## [Your objective]
The material below should be written out in full and exactly; pictures stay out of the copy.

## [Data segment]

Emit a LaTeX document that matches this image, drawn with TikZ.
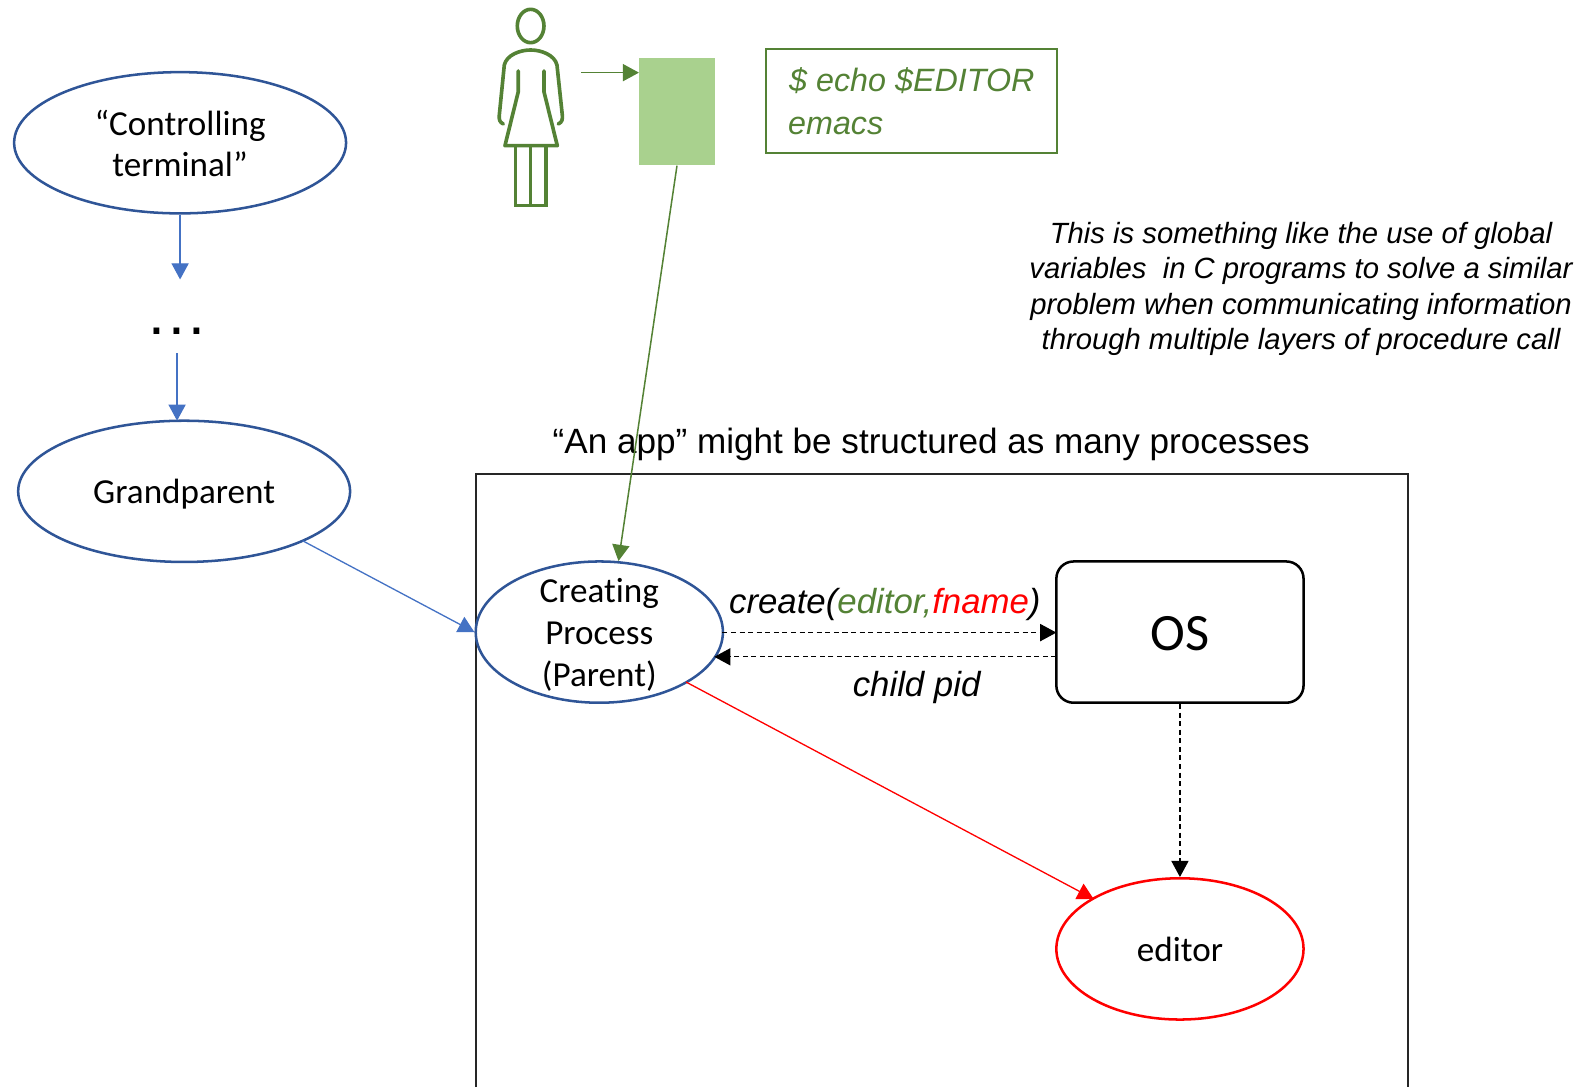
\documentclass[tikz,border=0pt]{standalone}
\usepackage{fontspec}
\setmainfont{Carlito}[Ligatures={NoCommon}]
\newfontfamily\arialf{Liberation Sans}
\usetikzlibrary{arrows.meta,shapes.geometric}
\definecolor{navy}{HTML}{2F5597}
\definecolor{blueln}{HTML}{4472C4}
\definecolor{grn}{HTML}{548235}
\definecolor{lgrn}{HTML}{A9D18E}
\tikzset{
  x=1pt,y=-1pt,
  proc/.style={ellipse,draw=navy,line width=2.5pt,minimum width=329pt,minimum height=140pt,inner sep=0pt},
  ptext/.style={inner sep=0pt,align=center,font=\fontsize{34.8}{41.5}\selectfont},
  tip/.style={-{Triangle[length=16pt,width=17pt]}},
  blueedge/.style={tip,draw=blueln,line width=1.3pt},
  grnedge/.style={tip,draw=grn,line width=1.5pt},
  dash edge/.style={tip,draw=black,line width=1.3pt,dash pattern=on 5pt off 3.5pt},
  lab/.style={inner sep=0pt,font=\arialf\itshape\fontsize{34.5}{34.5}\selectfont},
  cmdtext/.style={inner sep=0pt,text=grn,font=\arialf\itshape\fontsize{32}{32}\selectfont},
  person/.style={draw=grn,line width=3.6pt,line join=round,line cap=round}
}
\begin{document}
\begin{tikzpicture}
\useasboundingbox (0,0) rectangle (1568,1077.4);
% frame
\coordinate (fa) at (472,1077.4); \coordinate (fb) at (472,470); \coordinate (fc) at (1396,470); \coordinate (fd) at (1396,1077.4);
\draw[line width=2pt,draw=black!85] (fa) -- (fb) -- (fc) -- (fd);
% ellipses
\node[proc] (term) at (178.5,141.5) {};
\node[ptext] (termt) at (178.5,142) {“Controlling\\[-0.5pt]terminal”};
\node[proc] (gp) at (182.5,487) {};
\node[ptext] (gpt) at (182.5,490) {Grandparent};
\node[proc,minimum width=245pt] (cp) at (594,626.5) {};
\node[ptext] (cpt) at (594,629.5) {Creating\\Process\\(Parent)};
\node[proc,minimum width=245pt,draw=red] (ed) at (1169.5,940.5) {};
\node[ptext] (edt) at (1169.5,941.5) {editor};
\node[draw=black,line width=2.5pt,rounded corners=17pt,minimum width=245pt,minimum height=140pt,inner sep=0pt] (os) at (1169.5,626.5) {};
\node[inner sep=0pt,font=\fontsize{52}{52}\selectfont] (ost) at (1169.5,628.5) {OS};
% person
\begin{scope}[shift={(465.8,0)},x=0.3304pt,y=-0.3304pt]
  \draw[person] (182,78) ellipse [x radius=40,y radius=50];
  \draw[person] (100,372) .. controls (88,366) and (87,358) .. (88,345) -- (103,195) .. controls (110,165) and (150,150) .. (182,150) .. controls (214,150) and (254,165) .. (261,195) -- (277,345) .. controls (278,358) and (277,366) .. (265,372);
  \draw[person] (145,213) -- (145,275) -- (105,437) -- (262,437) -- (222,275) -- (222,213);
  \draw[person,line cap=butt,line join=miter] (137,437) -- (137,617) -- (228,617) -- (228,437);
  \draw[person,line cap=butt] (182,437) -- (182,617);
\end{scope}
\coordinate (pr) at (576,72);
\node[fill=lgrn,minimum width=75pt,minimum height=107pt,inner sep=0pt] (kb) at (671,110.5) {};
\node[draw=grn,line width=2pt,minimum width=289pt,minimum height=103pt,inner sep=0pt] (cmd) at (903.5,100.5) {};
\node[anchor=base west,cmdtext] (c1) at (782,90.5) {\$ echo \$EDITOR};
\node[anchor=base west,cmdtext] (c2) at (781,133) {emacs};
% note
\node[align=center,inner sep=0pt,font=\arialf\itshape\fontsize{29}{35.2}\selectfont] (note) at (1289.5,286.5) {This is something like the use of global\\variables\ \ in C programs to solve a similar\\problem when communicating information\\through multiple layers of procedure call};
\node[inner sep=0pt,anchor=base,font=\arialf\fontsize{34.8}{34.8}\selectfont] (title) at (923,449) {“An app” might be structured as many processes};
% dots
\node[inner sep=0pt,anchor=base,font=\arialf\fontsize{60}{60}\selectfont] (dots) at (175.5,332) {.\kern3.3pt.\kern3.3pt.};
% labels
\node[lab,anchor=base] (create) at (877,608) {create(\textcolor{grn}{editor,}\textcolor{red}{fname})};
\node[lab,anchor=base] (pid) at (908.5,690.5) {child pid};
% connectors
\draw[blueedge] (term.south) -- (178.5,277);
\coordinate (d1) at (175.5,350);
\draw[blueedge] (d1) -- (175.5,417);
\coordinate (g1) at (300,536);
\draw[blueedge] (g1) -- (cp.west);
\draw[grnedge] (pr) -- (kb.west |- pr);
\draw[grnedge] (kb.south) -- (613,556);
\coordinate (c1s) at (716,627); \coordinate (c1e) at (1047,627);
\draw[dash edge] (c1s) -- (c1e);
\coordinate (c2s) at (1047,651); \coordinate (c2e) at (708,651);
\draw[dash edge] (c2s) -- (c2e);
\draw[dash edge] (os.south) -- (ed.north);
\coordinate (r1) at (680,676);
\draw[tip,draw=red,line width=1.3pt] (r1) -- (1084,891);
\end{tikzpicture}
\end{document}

## [Task output]
Emit a LaTeX document that matches this image, drawn with TikZ.
\documentclass[tikz,border=0pt]{standalone}
\usepackage{fontspec}
\setmainfont{Carlito}[Ligatures={NoCommon}]
\newfontfamily\arialf{Liberation Sans}
\usetikzlibrary{arrows.meta,shapes.geometric}
\definecolor{navy}{HTML}{2F5597}
\definecolor{blueln}{HTML}{4472C4}
\definecolor{grn}{HTML}{548235}
\definecolor{lgrn}{HTML}{A9D18E}
\tikzset{
  x=1pt,y=-1pt,
  proc/.style={ellipse,draw=navy,line width=2.5pt,minimum width=329pt,minimum height=140pt,inner sep=0pt},
  ptext/.style={inner sep=0pt,align=center,font=\fontsize{34.8}{41.5}\selectfont},
  tip/.style={-{Triangle[length=16pt,width=17pt]}},
  blueedge/.style={tip,draw=blueln,line width=1.3pt},
  grnedge/.style={tip,draw=grn,line width=1.5pt},
  dash edge/.style={tip,draw=black,line width=1.3pt,dash pattern=on 5pt off 3.5pt},
  lab/.style={inner sep=0pt,font=\arialf\itshape\fontsize{34.5}{34.5}\selectfont},
  cmdtext/.style={inner sep=0pt,text=grn,font=\arialf\itshape\fontsize{32}{32}\selectfont},
  person/.style={draw=grn,line width=3.6pt,line join=round,line cap=round}
}
\begin{document}
\begin{tikzpicture}
\useasboundingbox (0,0) rectangle (1568,1077.4);
% frame
\coordinate (fa) at (472,1077.4); \coordinate (fb) at (472,470); \coordinate (fc) at (1396,470); \coordinate (fd) at (1396,1077.4);
\draw[line width=2pt,draw=black!85] (fa) -- (fb) -- (fc) -- (fd);
% ellipses
\node[proc] (term) at (178.5,141.5) {};
\node[ptext] (termt) at (178.5,142) {“Controlling\\[-0.5pt]terminal”};
\node[proc] (gp) at (182.5,487) {};
\node[ptext] (gpt) at (182.5,490) {Grandparent};
\node[proc,minimum width=245pt] (cp) at (594,626.5) {};
\node[ptext] (cpt) at (594,629.5) {Creating\\Process\\(Parent)};
\node[proc,minimum width=245pt,draw=red] (ed) at (1169.5,940.5) {};
\node[ptext] (edt) at (1169.5,941.5) {editor};
\node[draw=black,line width=2.5pt,rounded corners=17pt,minimum width=245pt,minimum height=140pt,inner sep=0pt] (os) at (1169.5,626.5) {};
\node[inner sep=0pt,font=\fontsize{52}{52}\selectfont] (ost) at (1169.5,628.5) {OS};
% person
\begin{scope}[shift={(465.8,0)},x=0.3304pt,y=-0.3304pt]
  \draw[person] (182,78) ellipse [x radius=40,y radius=50];
  \draw[person] (100,372) .. controls (88,366) and (87,358) .. (88,345) -- (103,195) .. controls (110,165) and (150,150) .. (182,150) .. controls (214,150) and (254,165) .. (261,195) -- (277,345) .. controls (278,358) and (277,366) .. (265,372);
  \draw[person] (145,213) -- (145,275) -- (105,437) -- (262,437) -- (222,275) -- (222,213);
  \draw[person,line cap=butt,line join=miter] (137,437) -- (137,617) -- (228,617) -- (228,437);
  \draw[person,line cap=butt] (182,437) -- (182,617);
\end{scope}
\coordinate (pr) at (576,72);
\node[fill=lgrn,minimum width=75pt,minimum height=107pt,inner sep=0pt] (kb) at (671,110.5) {};
\node[draw=grn,line width=2pt,minimum width=289pt,minimum height=103pt,inner sep=0pt] (cmd) at (903.5,100.5) {};
\node[anchor=base west,cmdtext] (c1) at (782,90.5) {\$ echo \$EDITOR};
\node[anchor=base west,cmdtext] (c2) at (781,133) {emacs};
% note
\node[align=center,inner sep=0pt,font=\arialf\itshape\fontsize{29}{35.2}\selectfont] (note) at (1289.5,286.5) {This is something like the use of global\\variables\ \ in C programs to solve a similar\\problem when communicating information\\through multiple layers of procedure call};
\node[inner sep=0pt,anchor=base,font=\arialf\fontsize{34.8}{34.8}\selectfont] (title) at (923,449) {“An app” might be structured as many processes};
% dots
\node[inner sep=0pt,anchor=base,font=\arialf\fontsize{60}{60}\selectfont] (dots) at (175.5,332) {.\kern3.3pt.\kern3.3pt.};
% labels
\node[lab,anchor=base] (create) at (877,608) {create(\textcolor{grn}{editor,}\textcolor{red}{fname})};
\node[lab,anchor=base] (pid) at (908.5,690.5) {child pid};
% connectors
\draw[blueedge] (term.south) -- (178.5,277);
\coordinate (d1) at (175.5,350);
\draw[blueedge] (d1) -- (175.5,417);
\coordinate (g1) at (300,536);
\draw[blueedge] (g1) -- (cp.west);
\draw[grnedge] (pr) -- (kb.west |- pr);
\draw[grnedge] (kb.south) -- (613,556);
\coordinate (c1s) at (716,627); \coordinate (c1e) at (1047,627);
\draw[dash edge] (c1s) -- (c1e);
\coordinate (c2s) at (1047,651); \coordinate (c2e) at (708,651);
\draw[dash edge] (c2s) -- (c2e);
\draw[dash edge] (os.south) -- (ed.north);
\coordinate (r1) at (680,676);
\draw[tip,draw=red,line width=1.3pt] (r1) -- (1084,891);
\end{tikzpicture}
\end{document}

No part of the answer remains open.